The agreement gives Fiat the right to purchase a portion of the trust's shares every six months through June 2016. The case turns on the agreement's methods for assessing the shares' value.
The valuation formulas are based, in part, on Chrysler's reported earnings before interest, taxes, depreciation and amortization for the four most recent financial quarters, minus the carmaker's "net industrial debt" as listed on its most recent financial statement, according to court filings.
The UAW argued in court papers that Fiat shouldn't include the promissory notes from the bankruptcy case in Chrysler's debt calculations.
The notes don't meet the call-option agreement's definition of "borrowed money" and improperly lowered the carmaker's value, the UAW contended. That adversely affected the value of the trust's shares, the union said.
Fiat said the notes met the definition of borrowed funds and were properly included in the debt calculations.
At a hearing in April, Parsons said he was "kind of leaning" toward the union's position on the debt calculations while indicating he wasn't swayed by the UAW's arguments that the shares should be sold at current fair-market value, according to court filings.
Parsons considered requests by Fiat and the union for judgments "on the pleadings" for different questions in the case during the April hearing. Such motions are made in hope of winning a case without suffering the time and expense of a trial.

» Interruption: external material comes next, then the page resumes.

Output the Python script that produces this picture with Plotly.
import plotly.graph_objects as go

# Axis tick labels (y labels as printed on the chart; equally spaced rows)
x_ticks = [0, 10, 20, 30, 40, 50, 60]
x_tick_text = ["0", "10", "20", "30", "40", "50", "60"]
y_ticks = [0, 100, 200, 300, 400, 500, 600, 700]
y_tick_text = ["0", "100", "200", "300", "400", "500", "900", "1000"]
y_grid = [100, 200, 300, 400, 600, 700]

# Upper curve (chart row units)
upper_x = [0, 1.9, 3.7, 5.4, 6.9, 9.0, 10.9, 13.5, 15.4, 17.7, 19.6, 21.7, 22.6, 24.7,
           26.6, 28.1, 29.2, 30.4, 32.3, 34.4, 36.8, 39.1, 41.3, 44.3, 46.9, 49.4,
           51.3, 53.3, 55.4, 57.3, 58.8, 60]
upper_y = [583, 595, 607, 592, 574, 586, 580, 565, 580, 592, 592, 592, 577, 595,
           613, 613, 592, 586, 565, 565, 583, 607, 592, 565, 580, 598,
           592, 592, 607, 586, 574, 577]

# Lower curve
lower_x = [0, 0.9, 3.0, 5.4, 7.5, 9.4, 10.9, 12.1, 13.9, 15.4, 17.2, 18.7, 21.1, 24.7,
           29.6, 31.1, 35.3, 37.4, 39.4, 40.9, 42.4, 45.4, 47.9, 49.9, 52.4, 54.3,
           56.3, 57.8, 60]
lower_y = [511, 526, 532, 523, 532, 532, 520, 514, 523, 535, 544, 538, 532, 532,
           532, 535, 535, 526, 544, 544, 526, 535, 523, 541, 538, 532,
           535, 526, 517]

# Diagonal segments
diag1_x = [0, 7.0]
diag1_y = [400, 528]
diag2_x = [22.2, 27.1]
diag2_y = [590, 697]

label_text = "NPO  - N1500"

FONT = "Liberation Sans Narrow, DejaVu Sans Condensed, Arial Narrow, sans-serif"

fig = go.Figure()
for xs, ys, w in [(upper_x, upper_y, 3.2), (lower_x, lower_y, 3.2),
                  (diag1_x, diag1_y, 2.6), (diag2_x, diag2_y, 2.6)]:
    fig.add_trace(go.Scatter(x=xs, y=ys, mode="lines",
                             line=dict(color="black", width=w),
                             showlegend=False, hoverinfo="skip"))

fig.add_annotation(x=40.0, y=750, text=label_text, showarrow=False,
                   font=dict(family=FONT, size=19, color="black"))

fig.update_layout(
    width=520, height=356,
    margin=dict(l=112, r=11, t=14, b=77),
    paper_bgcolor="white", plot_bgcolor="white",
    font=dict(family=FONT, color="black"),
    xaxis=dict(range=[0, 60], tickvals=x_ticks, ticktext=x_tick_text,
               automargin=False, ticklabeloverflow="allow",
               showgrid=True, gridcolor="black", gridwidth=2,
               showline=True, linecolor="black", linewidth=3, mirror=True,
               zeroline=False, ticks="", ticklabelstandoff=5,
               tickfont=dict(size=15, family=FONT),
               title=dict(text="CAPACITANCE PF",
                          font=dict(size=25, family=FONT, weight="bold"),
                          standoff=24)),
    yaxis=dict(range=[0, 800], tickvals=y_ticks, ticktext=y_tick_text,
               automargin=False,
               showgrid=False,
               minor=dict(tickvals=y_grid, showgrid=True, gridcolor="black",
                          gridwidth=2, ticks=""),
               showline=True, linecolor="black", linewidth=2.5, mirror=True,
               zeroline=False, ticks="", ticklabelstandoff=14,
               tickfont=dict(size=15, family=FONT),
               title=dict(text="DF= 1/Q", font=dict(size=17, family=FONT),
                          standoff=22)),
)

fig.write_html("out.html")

Parsons could agree with Fiat's position that the option agreement's terms are unambiguous and rule the block of 54,000 shares is worth $139.7 million, said Randall Thomas, a Vanderbilt University professor of law and business who follows Delaware corporate cases.
"Chancery court judges do decide cases on motions for judgment," Thomas said in an interview.

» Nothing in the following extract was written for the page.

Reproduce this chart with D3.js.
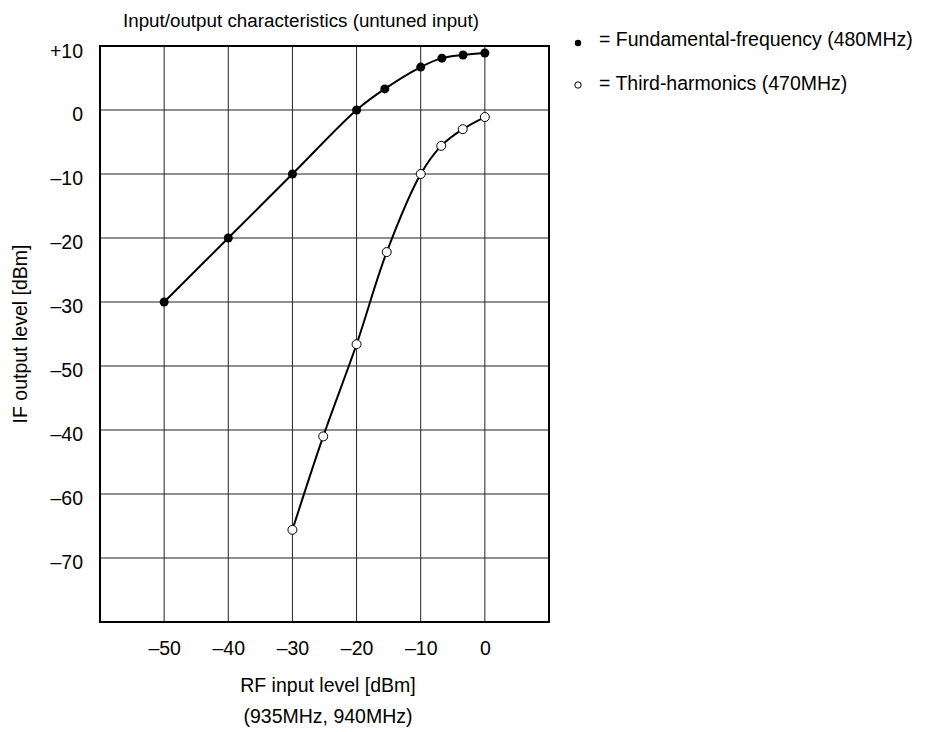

If Parsons opts for a trial, he could put the case on track for expedited discovery, accelerating the exchange of evidence between the parties, which means it could be ready for a full hearing within two to three months, Thomas added.
Elson, of the University of Delaware, doesn't anticipate that happening. Given the complexities of the valuation case and the fact that "there's a lot of money involved,"
Elson said he didn't expect Parsons to decide at the pretrial stage.
"It's a very complex case," Elson said. "These kinds of cases take time."